──────── Data segment ────────

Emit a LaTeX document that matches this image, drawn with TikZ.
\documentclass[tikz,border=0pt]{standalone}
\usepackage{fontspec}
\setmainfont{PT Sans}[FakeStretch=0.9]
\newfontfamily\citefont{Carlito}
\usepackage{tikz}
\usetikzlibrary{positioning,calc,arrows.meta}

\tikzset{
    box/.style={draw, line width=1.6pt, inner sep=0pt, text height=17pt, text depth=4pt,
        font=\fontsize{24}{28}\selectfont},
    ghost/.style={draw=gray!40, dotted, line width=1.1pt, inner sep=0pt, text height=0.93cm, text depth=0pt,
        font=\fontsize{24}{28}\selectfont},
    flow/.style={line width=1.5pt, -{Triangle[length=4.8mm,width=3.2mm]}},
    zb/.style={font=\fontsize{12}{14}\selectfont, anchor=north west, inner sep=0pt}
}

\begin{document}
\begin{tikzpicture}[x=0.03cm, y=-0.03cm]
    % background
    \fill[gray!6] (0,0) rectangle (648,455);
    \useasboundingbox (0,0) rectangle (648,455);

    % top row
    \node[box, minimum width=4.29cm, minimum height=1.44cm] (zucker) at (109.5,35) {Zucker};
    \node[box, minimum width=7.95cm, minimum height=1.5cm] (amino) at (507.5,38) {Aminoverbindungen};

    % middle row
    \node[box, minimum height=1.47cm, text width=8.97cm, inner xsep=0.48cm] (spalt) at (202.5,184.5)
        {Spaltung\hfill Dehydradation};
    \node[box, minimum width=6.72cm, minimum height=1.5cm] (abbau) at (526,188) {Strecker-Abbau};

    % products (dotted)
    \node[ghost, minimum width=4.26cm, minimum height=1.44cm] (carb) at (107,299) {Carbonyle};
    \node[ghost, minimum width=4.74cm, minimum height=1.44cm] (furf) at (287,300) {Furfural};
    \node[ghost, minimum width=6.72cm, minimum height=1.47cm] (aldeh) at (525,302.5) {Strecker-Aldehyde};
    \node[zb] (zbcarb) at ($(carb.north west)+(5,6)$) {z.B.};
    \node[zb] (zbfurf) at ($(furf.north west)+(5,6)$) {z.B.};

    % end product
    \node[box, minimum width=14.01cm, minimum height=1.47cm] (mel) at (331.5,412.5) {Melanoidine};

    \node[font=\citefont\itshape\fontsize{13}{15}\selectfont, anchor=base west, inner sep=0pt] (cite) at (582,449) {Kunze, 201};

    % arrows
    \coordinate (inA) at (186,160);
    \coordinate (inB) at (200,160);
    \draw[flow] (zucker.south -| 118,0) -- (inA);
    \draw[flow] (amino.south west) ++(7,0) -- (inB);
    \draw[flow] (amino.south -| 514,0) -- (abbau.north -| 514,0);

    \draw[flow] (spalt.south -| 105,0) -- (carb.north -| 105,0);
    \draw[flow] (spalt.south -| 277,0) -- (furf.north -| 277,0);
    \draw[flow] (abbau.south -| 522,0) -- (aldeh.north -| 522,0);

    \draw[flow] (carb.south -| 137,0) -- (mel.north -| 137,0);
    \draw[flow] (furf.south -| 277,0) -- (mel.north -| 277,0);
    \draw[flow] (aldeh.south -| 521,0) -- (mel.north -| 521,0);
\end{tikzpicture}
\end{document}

────────

» What the exercise asks
Transcribe the full listing above without leaving anything out.

» Exercise output
Emit a LaTeX document that matches this image, drawn with TikZ.
\documentclass[tikz,border=0pt]{standalone}
\usepackage{fontspec}
\setmainfont{PT Sans}[FakeStretch=0.9]
\newfontfamily\citefont{Carlito}
\usepackage{tikz}
\usetikzlibrary{positioning,calc,arrows.meta}

\tikzset{
    box/.style={draw, line width=1.6pt, inner sep=0pt, text height=17pt, text depth=4pt,
        font=\fontsize{24}{28}\selectfont},
    ghost/.style={draw=gray!40, dotted, line width=1.1pt, inner sep=0pt, text height=0.93cm, text depth=0pt,
        font=\fontsize{24}{28}\selectfont},
    flow/.style={line width=1.5pt, -{Triangle[length=4.8mm,width=3.2mm]}},
    zb/.style={font=\fontsize{12}{14}\selectfont, anchor=north west, inner sep=0pt}
}

\begin{document}
\begin{tikzpicture}[x=0.03cm, y=-0.03cm]
    % background
    \fill[gray!6] (0,0) rectangle (648,455);
    \useasboundingbox (0,0) rectangle (648,455);

    % top row
    \node[box, minimum width=4.29cm, minimum height=1.44cm] (zucker) at (109.5,35) {Zucker};
    \node[box, minimum width=7.95cm, minimum height=1.5cm] (amino) at (507.5,38) {Aminoverbindungen};

    % middle row
    \node[box, minimum height=1.47cm, text width=8.97cm, inner xsep=0.48cm] (spalt) at (202.5,184.5)
        {Spaltung\hfill Dehydradation};
    \node[box, minimum width=6.72cm, minimum height=1.5cm] (abbau) at (526,188) {Strecker-Abbau};

    % products (dotted)
    \node[ghost, minimum width=4.26cm, minimum height=1.44cm] (carb) at (107,299) {Carbonyle};
    \node[ghost, minimum width=4.74cm, minimum height=1.44cm] (furf) at (287,300) {Furfural};
    \node[ghost, minimum width=6.72cm, minimum height=1.47cm] (aldeh) at (525,302.5) {Strecker-Aldehyde};
    \node[zb] (zbcarb) at ($(carb.north west)+(5,6)$) {z.B.};
    \node[zb] (zbfurf) at ($(furf.north west)+(5,6)$) {z.B.};

    % end product
    \node[box, minimum width=14.01cm, minimum height=1.47cm] (mel) at (331.5,412.5) {Melanoidine};

    \node[font=\citefont\itshape\fontsize{13}{15}\selectfont, anchor=base west, inner sep=0pt] (cite) at (582,449) {Kunze, 201};

    % arrows
    \coordinate (inA) at (186,160);
    \coordinate (inB) at (200,160);
    \draw[flow] (zucker.south -| 118,0) -- (inA);
    \draw[flow] (amino.south west) ++(7,0) -- (inB);
    \draw[flow] (amino.south -| 514,0) -- (abbau.north -| 514,0);

    \draw[flow] (spalt.south -| 105,0) -- (carb.north -| 105,0);
    \draw[flow] (spalt.south -| 277,0) -- (furf.north -| 277,0);
    \draw[flow] (abbau.south -| 522,0) -- (aldeh.north -| 522,0);

    \draw[flow] (carb.south -| 137,0) -- (mel.north -| 137,0);
    \draw[flow] (furf.south -| 277,0) -- (mel.north -| 277,0);
    \draw[flow] (aldeh.south -| 521,0) -- (mel.north -| 521,0);
\end{tikzpicture}
\end{document}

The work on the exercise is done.